Written request ▸ The lines beneath this instruction, from the first through the one containing "ax.tick_params(axis='y', pad=19)", must be transcribed exactly; no other line belongs in the output.

··· Provided data

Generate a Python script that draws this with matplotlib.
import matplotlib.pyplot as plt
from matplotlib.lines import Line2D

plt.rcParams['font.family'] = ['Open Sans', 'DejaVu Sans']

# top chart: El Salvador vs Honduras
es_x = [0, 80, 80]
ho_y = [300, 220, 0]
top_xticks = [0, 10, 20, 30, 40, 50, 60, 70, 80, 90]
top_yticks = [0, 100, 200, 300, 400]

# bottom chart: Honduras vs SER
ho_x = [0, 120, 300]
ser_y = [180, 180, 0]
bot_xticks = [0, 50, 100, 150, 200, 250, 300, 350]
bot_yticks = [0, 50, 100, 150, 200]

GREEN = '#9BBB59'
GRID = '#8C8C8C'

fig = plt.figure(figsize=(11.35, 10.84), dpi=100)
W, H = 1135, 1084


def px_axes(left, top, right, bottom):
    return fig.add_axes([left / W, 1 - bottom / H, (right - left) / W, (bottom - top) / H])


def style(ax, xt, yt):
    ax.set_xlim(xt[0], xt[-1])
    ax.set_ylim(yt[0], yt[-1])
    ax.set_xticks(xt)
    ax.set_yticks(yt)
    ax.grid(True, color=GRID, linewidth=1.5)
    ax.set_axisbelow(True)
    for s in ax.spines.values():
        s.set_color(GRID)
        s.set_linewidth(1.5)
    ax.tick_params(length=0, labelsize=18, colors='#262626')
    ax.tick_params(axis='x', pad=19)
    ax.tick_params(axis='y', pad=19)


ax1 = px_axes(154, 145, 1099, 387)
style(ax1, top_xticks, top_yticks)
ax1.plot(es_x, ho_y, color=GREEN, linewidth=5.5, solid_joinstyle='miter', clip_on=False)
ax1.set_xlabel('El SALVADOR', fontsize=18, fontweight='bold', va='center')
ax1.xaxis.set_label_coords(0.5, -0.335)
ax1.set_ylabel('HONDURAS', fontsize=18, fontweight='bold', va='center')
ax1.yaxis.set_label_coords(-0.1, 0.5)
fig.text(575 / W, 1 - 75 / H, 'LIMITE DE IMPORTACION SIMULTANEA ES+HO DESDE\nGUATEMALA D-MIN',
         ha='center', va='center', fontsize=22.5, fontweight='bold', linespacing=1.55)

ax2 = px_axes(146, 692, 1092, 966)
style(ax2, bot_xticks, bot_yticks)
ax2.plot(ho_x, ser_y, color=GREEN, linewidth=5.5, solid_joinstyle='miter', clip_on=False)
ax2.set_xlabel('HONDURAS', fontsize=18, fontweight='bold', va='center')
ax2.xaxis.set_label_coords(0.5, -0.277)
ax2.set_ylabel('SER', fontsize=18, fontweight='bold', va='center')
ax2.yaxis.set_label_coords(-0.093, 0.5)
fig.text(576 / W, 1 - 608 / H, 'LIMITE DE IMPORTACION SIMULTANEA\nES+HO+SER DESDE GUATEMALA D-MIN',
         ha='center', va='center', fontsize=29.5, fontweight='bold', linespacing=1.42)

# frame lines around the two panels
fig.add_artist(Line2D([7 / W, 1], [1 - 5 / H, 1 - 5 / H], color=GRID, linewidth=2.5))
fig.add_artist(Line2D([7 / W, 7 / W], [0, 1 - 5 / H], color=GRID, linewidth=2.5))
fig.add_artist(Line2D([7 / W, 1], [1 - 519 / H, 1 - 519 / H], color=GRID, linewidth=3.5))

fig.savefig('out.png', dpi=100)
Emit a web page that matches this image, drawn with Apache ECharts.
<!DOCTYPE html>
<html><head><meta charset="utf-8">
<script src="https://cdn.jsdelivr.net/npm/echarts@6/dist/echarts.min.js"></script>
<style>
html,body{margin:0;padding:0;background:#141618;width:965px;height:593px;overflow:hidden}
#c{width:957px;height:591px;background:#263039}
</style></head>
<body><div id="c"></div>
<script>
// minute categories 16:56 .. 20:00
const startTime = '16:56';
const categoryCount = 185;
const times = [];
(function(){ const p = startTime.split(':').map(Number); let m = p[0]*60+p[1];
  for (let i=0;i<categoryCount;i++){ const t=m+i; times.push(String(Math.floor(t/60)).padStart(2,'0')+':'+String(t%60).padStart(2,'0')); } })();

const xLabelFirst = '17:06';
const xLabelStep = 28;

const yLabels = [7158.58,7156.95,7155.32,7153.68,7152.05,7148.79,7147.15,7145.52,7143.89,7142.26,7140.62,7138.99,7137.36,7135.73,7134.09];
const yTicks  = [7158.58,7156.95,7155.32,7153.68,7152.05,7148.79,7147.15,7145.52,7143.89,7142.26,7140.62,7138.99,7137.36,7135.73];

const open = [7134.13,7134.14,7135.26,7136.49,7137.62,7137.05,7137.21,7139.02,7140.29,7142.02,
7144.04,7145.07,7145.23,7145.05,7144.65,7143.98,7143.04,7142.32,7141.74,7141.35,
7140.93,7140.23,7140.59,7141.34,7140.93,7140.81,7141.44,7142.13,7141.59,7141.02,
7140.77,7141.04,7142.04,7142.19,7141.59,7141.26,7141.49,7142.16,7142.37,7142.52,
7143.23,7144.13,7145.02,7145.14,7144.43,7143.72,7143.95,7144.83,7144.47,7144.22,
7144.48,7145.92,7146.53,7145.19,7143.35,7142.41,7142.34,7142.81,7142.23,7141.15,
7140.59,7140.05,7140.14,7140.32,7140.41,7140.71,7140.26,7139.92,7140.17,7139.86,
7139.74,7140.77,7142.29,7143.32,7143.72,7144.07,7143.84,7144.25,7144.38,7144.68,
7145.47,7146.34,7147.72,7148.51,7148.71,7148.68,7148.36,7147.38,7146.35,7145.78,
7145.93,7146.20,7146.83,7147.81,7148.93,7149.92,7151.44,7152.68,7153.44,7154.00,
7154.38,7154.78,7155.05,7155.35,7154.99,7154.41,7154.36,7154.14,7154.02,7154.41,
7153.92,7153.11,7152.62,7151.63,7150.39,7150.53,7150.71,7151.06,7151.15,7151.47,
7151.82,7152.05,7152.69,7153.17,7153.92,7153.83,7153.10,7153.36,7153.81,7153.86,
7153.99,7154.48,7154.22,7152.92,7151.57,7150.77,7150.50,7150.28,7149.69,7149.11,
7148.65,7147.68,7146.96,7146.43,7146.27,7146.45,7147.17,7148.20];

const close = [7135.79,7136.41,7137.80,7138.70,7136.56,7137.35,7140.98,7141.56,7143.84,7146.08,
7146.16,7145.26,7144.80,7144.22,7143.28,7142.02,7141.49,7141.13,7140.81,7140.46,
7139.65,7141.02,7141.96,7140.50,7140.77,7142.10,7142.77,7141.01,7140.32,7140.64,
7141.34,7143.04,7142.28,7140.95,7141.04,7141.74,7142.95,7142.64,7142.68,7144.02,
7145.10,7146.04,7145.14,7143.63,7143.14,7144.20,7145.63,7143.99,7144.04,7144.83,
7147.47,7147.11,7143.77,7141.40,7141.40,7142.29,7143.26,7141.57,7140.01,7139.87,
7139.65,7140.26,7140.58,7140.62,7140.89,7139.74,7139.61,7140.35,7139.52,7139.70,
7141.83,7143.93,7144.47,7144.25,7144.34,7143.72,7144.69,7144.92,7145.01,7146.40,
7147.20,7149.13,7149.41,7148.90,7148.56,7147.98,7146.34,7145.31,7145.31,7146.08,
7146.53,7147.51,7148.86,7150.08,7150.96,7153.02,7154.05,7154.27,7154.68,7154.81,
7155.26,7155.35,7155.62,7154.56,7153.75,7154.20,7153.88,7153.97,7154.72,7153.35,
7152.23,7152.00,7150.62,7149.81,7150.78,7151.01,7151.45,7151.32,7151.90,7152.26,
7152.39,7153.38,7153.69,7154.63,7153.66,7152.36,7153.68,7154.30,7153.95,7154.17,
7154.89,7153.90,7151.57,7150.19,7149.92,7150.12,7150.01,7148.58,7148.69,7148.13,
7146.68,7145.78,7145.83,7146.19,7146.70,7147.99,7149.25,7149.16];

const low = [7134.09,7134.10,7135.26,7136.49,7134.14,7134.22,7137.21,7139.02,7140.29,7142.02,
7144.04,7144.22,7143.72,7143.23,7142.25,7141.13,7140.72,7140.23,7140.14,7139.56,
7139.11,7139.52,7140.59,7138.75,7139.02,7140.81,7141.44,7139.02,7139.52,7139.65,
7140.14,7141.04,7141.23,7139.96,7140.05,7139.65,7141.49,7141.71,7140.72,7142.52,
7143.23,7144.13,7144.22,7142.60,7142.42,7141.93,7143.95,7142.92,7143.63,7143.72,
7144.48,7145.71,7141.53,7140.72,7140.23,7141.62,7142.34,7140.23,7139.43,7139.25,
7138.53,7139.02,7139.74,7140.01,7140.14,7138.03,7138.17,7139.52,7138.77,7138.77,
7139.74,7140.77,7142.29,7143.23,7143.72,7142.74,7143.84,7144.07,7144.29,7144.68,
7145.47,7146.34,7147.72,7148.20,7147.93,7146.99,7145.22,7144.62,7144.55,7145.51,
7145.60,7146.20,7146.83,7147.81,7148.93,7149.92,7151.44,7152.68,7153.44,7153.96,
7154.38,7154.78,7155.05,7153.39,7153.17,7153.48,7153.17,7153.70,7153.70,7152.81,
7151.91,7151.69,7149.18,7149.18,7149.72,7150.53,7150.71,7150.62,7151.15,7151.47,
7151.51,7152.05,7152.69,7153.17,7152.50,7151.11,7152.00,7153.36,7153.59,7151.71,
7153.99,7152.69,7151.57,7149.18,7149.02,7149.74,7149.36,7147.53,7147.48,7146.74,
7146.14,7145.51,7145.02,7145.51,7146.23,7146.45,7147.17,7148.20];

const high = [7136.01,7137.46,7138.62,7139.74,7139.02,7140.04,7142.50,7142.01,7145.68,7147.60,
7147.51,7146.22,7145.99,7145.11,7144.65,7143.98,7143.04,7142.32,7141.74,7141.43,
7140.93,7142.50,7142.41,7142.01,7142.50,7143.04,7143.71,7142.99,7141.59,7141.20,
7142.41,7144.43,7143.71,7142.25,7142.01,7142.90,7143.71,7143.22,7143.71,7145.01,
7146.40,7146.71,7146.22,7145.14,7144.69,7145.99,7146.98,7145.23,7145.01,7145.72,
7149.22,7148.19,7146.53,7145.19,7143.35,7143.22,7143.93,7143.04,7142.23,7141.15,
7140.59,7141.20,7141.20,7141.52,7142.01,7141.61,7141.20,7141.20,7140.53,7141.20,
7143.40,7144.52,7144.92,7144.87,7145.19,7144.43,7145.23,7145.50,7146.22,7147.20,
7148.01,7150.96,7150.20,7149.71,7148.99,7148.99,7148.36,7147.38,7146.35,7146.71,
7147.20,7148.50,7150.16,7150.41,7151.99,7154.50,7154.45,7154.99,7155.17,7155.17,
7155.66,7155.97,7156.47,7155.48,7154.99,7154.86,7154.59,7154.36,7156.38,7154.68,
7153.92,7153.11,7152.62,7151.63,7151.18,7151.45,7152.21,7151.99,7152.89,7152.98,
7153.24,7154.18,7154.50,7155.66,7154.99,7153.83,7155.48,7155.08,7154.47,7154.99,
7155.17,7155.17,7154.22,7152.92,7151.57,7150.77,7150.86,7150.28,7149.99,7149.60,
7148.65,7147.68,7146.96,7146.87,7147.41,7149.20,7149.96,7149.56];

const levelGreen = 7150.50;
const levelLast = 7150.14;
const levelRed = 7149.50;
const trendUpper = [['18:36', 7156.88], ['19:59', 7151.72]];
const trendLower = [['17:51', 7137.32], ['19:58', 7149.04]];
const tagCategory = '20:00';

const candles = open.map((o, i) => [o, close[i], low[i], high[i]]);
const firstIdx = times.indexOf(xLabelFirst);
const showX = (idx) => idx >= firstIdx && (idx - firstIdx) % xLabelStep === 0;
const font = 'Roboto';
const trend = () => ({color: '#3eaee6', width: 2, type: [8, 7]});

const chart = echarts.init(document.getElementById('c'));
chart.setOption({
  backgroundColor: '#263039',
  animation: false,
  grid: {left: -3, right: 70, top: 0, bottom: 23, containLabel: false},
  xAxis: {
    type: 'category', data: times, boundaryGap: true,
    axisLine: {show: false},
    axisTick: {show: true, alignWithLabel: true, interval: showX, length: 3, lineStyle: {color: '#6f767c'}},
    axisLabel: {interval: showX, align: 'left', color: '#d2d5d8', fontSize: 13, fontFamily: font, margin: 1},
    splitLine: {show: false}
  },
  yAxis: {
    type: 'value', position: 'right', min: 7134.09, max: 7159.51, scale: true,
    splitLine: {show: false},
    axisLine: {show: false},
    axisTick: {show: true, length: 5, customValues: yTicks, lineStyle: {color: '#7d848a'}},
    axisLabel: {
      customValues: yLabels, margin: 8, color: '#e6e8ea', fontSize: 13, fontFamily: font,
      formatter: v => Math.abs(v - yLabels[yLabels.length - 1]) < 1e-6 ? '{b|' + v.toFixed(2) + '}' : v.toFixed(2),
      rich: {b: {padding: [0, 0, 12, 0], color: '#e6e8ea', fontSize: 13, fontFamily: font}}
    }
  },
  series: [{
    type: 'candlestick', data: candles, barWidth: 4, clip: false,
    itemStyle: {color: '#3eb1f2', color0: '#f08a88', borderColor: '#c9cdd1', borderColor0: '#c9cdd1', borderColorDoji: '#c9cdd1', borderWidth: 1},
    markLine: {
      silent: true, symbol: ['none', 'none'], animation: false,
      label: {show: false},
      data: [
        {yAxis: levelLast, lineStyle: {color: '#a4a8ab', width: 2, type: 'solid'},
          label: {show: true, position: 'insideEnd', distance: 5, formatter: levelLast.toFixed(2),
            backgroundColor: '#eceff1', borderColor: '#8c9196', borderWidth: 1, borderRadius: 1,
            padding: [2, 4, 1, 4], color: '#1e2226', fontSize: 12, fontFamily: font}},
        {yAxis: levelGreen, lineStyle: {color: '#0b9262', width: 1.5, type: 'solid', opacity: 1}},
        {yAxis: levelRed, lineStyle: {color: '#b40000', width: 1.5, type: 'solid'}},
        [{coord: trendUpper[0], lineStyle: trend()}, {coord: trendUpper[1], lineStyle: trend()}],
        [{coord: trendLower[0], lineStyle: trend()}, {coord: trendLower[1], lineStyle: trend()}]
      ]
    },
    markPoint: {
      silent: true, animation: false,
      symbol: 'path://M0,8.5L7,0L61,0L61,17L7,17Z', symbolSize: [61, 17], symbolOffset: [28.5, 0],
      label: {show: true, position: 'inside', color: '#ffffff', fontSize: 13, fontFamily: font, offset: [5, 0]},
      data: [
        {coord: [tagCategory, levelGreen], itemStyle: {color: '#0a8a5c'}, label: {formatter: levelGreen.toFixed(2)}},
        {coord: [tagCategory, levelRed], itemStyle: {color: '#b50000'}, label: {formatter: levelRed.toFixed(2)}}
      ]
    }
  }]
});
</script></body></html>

······

Answer to the problem ▸
Generate a Python script that draws this with matplotlib.
import matplotlib.pyplot as plt
from matplotlib.lines import Line2D

plt.rcParams['font.family'] = ['Open Sans', 'DejaVu Sans']

# top chart: El Salvador vs Honduras
es_x = [0, 80, 80]
ho_y = [300, 220, 0]
top_xticks = [0, 10, 20, 30, 40, 50, 60, 70, 80, 90]
top_yticks = [0, 100, 200, 300, 400]

# bottom chart: Honduras vs SER
ho_x = [0, 120, 300]
ser_y = [180, 180, 0]
bot_xticks = [0, 50, 100, 150, 200, 250, 300, 350]
bot_yticks = [0, 50, 100, 150, 200]

GREEN = '#9BBB59'
GRID = '#8C8C8C'

fig = plt.figure(figsize=(11.35, 10.84), dpi=100)
W, H = 1135, 1084


def px_axes(left, top, right, bottom):
    return fig.add_axes([left / W, 1 - bottom / H, (right - left) / W, (bottom - top) / H])


def style(ax, xt, yt):
    ax.set_xlim(xt[0], xt[-1])
    ax.set_ylim(yt[0], yt[-1])
    ax.set_xticks(xt)
    ax.set_yticks(yt)
    ax.grid(True, color=GRID, linewidth=1.5)
    ax.set_axisbelow(True)
    for s in ax.spines.values():
        s.set_color(GRID)
        s.set_linewidth(1.5)
    ax.tick_params(length=0, labelsize=18, colors='#262626')
    ax.tick_params(axis='x', pad=19)
    ax.tick_params(axis='y', pad=19)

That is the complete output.